Service Oriented Architecture (SOA)

SOA

Service Oriented Architecture (popularly known as 'SOA') is an architectural style of designing systems using loosely coupled services which communicate with each other using well established protocols and message payloads.

A service is a discrete unit of functionality that can be accessed remotely, acted upon and updated independently.

SOA principles have evolved over time and away from applications having tightly coupled and rigid communication mechanisms which are hard to integrate with other systems.
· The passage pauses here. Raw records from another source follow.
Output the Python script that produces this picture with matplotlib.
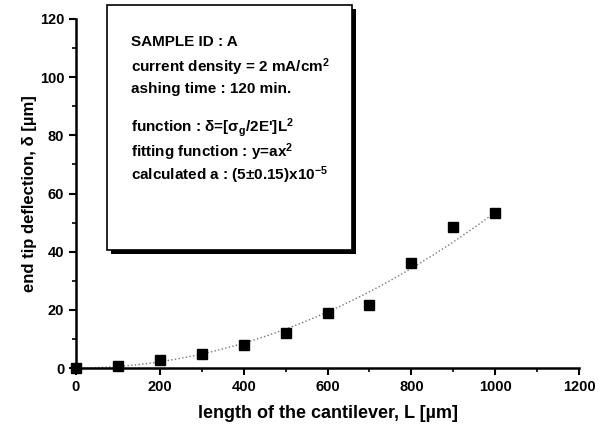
import numpy as np
import matplotlib
matplotlib.use('Agg')
import matplotlib.pyplot as plt
from matplotlib.patches import Rectangle

plt.rcParams['font.family'] = ['Liberation Sans', 'DejaVu Sans']
plt.rcParams['mathtext.fontset'] = 'custom'
plt.rcParams['mathtext.rm'] = 'Liberation Sans:bold'
plt.rcParams['mathtext.it'] = 'Liberation Sans:bold'
plt.rcParams['mathtext.bf'] = 'Liberation Sans:bold'
plt.rcParams['mathtext.default'] = 'bf'

# dados medidos
L = [0, 100, 200, 300, 400, 500, 600, 700, 800, 900, 1000]
delta = [0, 0.7, 2.7, 4.7, 7.8, 12.2, 19.0, 21.7, 36.0, 48.5, 53.2]

# curva ajustada y = a x^2
a_fit = 5.35e-5
L_fit = np.linspace(0, 1000, 200)

info = ["SAMPLE ID : A",
        "current density = 2 mA/cm$^2$",
        "ashing time : 120 min.",
        "",
        "function : \u03b4=[\u03c3$_g$/2E']L$^2$",
        "fitting function : y=ax$^2$",
        "calculated a : (5\u00b10.15)x10$^{-5}$"]

fig = plt.figure(figsize=(6.07, 4.29), dpi=100)
ax = fig.add_axes([76/607, 1-368/429, (579-76)/607, (368-19)/429])

ax.plot(L_fit, a_fit*L_fit**2, ':', color='#777777', lw=1)
ax.plot(L, delta, 's', color='black', ms=7, clip_on=False, zorder=5)

ax.set_xlim(0, 1200)
ax.set_ylim(0, 120)
ax.set_xticks(range(0, 1201, 200))
ax.set_xticks(range(100, 1200, 200), minor=True)
ax.set_yticks(range(0, 121, 20))
ax.set_yticks(range(10, 120, 20), minor=True)
for s in ['top', 'right']:
    ax.spines[s].set_visible(False)
for s in ['left', 'bottom']:
    ax.spines[s].set_linewidth(1.8)
ax.tick_params(which='major', direction='out', length=5, width=1.5, labelsize=10.5)
ax.tick_params(which='minor', direction='out', length=3, width=1.2)
for lb in ax.get_xticklabels() + ax.get_yticklabels():
    lb.set_fontweight('bold')

ax.set_xlabel('length of the cantilever, L [\u00b5m]', fontsize=13, fontweight='bold', labelpad=8)
ax.set_ylabel('end tip deflection, \u03b4 [\u00b5m]', fontsize=12, fontweight='bold', labelpad=2)

# caixa de texto com sombra
bx0, by0, bx1, by1 = 107/607, 1-250/429, 352/607, 1-5/429
fig.patches.append(Rectangle((bx0+4/607, by0-4/429), bx1-bx0, by1-by0,
                             transform=fig.transFigure, facecolor='black', edgecolor='none', zorder=1))
fig.patches.append(Rectangle((bx0, by0), bx1-bx0, by1-by0,
                             transform=fig.transFigure, facecolor='white', edgecolor='black', lw=1.2, zorder=2))

ys = [42, 67, 89, 113, 128, 152, 175]
for txt, yp in zip(info, ys):
    if txt:
        fig.text(131/607, 1-yp/429, txt, fontsize=11, fontweight='bold', va='center', ha='left', zorder=3)

fig.savefig('out.png', dpi=100)
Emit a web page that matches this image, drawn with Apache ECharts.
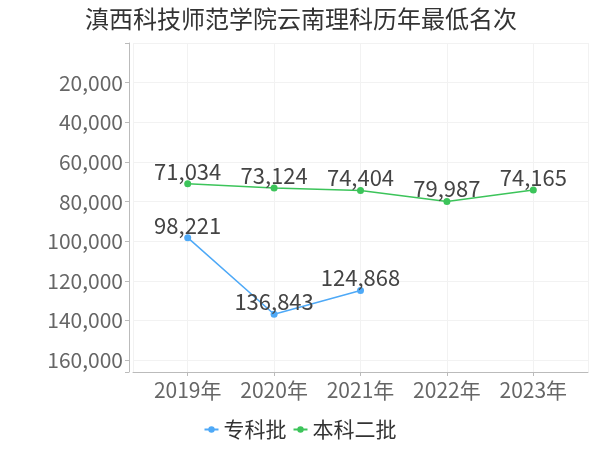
<!DOCTYPE html>
<html>
<head>
<meta charset="utf-8">
<script src="https://cdn.jsdelivr.net/npm/echarts@6/dist/echarts.min.js"></script>
<style>html,body{margin:0;padding:0;background:#fff}#c{width:600px;height:450px}</style>
</head>
<body>
<div id="c"></div>
<script>
var titleText = '滇西科技师范学院云南理科历年最低名次';
var categories = ['2019年', '2020年', '2021年', '2022年', '2023年'];
var seriesNames = ['专科批', '本科二批'];
var zhuankeValues = [98221, 136843, 124868, null, null];
var benkeValues = [71034, 73124, 74404, 79987, 74165];

var FONT = '"Noto Sans CJK SC", "Noto Sans", sans-serif';
function toPairs(vals) {
  return vals.map(function (v, i) { return [i, v]; });
}
function fmt(v) {
  return v.toLocaleString('en-US');
}
var chart = echarts.init(document.getElementById('c'), null, {renderer: 'canvas'});
var labelCfg = {
  show: true, position: 'top', distance: -2,
  color: '#444', fontSize: 22, fontFamily: FONT,
  formatter: function (p) { return fmt(p.value[1]); }
};
chart.setOption({
  animation: false,
  backgroundColor: '#fff',
  title: {
    text: titleText, left: 80, top: 2,
    textStyle: {color: '#333', fontSize: 24, fontWeight: 'normal', fontFamily: FONT}
  },
  legend: {
    bottom: 5, left: 'center',
    itemWidth: 14, itemHeight: 8, itemGap: 6,
    textStyle: {color: '#333', fontSize: 21, fontFamily: FONT},
    data: seriesNames
  },
  grid: {left: 133, right: 12, top: 43, bottom: 78},
  xAxis: {
    type: 'value',
    min: -0.633, max: 4.633,
    axisLine: {show: true, onZero: false, lineStyle: {color: '#bbb'}},
    axisTick: {show: true, lineStyle: {color: '#bbb'}, length: 4},
    splitLine: {show: true, lineStyle: {color: '#f2f2f2'}},
    axisLabel: {
      color: '#666', fontSize: 21, fontFamily: FONT, margin: 8,
      showMinLabel: false, showMaxLabel: false,
      formatter: function (v) {
        var r = Math.round(v);
        return Math.abs(v - r) < 1e-6 && categories[r] ? categories[r] : '';
      }
    }
  },
  yAxis: {
    type: 'value', inverse: true,
    min: 0, max: 166000, interval: 20000,
    offset: 4,
    axisLine: {show: true, onZero: false, lineStyle: {color: '#bbb'}},
    axisTick: {show: true, lineStyle: {color: '#bbb'}, length: 4},
    splitLine: {show: true, lineStyle: {color: '#f2f2f2'}},
    axisLabel: {
      color: '#666', fontSize: 21, fontFamily: FONT, margin: 6,
      formatter: function (v) {
        if (v === 0 || v % 20000 !== 0) return '';
        return fmt(v);
      }
    }
  },
  series: [
    {
      name: seriesNames[0], type: 'line', data: toPairs(zhuankeValues),
      color: '#4ea9f7', symbol: 'circle', symbolSize: 7,
      lineStyle: {width: 1.5}, label: labelCfg, connectNulls: false
    },
    {
      name: seriesNames[1], type: 'line', data: toPairs(benkeValues),
      color: '#3cc45a', symbol: 'circle', symbolSize: 7,
      lineStyle: {width: 1.5}, label: labelCfg
    }
  ]
});
</script>
</body>
</html>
SOA aims at building well defined independent services which could be built using heterogeneous technology stack but conform to principles of SOA. These set of services could be easily integrated and each of these services could evolve independently of others.
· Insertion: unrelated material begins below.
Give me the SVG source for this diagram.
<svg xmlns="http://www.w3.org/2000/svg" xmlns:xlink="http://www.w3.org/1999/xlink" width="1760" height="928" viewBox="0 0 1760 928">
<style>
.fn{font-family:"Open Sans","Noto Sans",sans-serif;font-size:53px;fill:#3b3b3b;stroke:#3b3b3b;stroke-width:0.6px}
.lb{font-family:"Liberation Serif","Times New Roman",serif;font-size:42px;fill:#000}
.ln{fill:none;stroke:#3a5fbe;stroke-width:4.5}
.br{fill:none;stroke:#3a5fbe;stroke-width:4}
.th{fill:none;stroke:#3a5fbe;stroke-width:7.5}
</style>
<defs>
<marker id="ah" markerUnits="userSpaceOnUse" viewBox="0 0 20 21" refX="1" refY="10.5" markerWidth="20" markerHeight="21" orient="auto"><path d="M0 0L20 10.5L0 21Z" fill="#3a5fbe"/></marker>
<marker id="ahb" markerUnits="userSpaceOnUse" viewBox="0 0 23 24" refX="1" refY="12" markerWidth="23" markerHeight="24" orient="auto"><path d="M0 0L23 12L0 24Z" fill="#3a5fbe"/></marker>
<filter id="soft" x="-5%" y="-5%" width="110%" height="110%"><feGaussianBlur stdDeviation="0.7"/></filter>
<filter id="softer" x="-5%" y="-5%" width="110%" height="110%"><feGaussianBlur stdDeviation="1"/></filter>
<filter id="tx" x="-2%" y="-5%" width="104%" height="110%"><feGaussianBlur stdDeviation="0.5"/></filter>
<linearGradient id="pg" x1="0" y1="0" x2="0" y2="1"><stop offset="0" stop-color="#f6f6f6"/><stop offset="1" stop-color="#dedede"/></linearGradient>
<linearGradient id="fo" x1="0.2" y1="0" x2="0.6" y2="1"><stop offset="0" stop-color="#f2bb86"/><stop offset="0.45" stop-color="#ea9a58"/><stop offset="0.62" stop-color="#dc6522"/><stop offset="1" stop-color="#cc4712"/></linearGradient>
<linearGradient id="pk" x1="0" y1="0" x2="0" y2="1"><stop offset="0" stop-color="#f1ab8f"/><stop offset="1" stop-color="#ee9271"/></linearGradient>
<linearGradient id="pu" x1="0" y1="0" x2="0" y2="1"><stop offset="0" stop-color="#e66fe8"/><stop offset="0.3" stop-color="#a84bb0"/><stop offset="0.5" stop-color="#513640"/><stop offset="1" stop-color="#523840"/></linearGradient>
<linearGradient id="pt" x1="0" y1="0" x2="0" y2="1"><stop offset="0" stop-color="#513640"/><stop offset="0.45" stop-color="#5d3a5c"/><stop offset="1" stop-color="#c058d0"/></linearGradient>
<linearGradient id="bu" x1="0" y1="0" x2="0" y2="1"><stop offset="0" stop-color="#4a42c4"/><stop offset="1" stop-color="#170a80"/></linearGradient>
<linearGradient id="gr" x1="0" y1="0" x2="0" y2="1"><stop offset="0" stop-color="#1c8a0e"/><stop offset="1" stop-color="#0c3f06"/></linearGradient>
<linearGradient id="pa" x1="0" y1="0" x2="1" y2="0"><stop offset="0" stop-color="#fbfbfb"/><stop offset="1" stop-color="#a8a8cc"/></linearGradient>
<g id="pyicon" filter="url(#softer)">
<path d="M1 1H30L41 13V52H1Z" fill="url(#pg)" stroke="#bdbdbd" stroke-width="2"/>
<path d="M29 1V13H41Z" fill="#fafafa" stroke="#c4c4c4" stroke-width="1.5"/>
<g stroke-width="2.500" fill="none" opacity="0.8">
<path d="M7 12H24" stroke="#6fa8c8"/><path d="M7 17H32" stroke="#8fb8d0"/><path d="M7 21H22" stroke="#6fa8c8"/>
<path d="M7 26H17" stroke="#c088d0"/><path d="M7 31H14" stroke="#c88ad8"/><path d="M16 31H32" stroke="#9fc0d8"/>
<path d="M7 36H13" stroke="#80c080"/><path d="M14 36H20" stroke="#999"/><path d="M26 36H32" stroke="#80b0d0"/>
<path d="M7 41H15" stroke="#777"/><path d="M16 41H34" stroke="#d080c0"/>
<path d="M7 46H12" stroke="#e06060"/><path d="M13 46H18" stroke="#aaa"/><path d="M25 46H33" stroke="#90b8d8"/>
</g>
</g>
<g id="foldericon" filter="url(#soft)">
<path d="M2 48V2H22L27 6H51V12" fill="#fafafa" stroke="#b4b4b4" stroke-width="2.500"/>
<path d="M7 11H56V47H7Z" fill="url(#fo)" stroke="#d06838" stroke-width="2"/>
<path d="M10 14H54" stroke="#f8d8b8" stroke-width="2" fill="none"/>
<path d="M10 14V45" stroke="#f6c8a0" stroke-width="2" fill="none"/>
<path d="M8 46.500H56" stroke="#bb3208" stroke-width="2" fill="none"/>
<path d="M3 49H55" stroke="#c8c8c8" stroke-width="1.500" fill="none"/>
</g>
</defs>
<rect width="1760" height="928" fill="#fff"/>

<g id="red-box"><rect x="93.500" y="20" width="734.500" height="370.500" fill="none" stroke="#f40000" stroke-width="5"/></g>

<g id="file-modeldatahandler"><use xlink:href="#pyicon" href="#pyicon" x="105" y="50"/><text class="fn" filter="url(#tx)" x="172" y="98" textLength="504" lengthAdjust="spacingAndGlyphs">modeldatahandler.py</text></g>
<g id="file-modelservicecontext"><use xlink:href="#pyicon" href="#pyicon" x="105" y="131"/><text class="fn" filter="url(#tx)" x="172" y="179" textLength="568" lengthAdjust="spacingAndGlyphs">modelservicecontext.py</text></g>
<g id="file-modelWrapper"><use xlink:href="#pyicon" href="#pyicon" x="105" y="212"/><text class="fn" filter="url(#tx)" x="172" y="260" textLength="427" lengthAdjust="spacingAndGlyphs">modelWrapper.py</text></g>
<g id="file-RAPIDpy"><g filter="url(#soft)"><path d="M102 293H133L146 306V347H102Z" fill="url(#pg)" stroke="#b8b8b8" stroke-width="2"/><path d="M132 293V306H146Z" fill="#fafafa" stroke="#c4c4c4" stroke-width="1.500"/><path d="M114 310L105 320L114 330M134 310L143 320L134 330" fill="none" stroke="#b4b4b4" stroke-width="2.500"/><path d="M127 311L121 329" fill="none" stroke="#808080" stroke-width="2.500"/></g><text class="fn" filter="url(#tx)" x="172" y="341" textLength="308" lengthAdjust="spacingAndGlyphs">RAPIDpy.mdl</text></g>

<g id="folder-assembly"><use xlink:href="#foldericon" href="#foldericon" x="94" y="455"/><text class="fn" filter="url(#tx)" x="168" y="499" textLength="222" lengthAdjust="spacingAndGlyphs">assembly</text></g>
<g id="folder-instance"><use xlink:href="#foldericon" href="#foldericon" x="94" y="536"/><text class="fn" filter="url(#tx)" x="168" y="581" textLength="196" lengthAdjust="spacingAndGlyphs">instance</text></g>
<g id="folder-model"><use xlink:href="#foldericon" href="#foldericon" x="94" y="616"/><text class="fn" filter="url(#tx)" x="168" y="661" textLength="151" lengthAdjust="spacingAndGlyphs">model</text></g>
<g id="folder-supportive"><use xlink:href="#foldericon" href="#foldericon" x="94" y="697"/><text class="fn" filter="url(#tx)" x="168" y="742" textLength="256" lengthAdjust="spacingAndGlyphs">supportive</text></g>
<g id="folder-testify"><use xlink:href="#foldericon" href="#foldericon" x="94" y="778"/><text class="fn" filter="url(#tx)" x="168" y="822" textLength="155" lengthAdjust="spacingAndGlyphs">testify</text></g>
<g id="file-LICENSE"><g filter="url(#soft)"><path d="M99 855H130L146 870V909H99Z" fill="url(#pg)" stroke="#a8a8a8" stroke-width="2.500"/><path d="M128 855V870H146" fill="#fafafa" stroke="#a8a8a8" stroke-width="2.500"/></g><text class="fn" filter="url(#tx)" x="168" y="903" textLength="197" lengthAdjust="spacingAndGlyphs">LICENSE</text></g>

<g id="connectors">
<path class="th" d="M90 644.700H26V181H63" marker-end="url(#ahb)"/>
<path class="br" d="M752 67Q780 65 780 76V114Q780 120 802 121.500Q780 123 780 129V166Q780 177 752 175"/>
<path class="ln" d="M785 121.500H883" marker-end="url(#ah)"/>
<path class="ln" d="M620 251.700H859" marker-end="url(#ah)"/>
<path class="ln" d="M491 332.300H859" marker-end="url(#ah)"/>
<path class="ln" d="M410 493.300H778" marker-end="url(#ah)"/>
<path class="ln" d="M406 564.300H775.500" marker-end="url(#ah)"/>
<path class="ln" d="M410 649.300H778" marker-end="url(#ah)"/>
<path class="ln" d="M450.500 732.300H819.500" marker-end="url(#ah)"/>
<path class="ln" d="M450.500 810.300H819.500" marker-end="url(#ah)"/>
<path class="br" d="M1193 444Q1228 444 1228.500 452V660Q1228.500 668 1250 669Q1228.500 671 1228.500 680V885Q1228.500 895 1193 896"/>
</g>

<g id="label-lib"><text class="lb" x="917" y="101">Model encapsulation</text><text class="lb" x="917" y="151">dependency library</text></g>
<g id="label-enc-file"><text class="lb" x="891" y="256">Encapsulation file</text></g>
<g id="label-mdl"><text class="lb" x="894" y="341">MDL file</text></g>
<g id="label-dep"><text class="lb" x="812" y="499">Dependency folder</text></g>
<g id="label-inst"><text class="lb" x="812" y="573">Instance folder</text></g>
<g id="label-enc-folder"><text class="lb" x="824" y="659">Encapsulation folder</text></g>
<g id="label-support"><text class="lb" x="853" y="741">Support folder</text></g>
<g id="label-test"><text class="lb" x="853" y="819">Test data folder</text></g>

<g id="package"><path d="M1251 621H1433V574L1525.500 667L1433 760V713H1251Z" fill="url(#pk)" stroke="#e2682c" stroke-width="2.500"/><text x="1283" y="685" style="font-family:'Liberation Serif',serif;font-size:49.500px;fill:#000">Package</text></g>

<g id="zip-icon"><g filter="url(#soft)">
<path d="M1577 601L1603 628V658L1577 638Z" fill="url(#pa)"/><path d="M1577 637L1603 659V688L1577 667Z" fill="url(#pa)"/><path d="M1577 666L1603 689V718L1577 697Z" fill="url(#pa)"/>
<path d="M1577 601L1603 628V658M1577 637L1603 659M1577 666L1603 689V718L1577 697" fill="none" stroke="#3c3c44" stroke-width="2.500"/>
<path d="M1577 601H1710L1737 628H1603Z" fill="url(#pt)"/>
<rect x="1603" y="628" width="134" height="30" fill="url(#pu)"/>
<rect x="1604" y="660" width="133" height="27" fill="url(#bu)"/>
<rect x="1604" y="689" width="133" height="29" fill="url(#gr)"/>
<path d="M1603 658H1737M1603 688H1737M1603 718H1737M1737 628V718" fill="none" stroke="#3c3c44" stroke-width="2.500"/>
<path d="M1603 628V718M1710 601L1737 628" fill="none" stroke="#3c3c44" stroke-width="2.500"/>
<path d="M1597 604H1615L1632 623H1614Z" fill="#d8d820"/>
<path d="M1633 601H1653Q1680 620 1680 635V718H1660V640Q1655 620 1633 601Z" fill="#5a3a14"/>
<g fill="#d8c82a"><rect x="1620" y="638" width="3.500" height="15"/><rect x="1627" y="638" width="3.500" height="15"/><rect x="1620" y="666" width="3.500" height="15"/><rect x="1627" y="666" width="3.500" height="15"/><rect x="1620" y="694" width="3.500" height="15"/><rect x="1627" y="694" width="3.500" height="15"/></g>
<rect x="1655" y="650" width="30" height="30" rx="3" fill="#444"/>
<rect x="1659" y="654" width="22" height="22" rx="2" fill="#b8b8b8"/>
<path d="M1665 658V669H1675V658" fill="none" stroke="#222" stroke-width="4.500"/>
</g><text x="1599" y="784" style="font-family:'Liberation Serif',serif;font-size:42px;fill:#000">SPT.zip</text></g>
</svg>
Guiding principles of SOA:

Following are a few guiding principles of SOA (From Thomas Erl's, 'SOA Principles of Service Design'):

1. Service Abstraction

The service should abstract out the underlying complexities of implementation (functionally and technically).

2. Service Contract:

The service should adhere to a well-defined contract which is exposed to the clients of this service. For e.g., request response messaging formats and the contract of what the service offers.

3. Service Autonomy:

Services should control the underlying functionality and evolve independently without affecting other services.

4. Service Granularity:

Services should be designed to be sufficiently granular.

5. Service Composability:

Services could be used to compose multiple services into a bigger service which is well orchestrated.

6. Service Discovery:

Services should be self-discoverable.

7. Service Loose coupling:

Services should be loosely coupled and should use open standards for communicating amongst themselves. Loose coupling of services allow for independent evolution of services.

8. Service reusability:

Services should be designed by keeping reusability in mind. A service should offer specific functions with a well-defined context and the service could be potentially reused across the enterprise.

SOA Implementation:

The principles of SOA are independent of the implementation technology and there are lots of technologies which enable SOA adoption.

For messaging protocols, we can use SOAP or REST and Synchronous or/and Asynchronous modes of communication could be used.

For service orchestration, technologies like BPEL (Business Process Execution Language) which provides a language context for composing services could be used. There are a lot of commercial and open source vendors who support BPEL.

Reference Implementations:

SOA tools like Mule ESB, Oracle ESB, WSO2 etc. provide SOA implementations with features like service bus, message transformation, routing etc.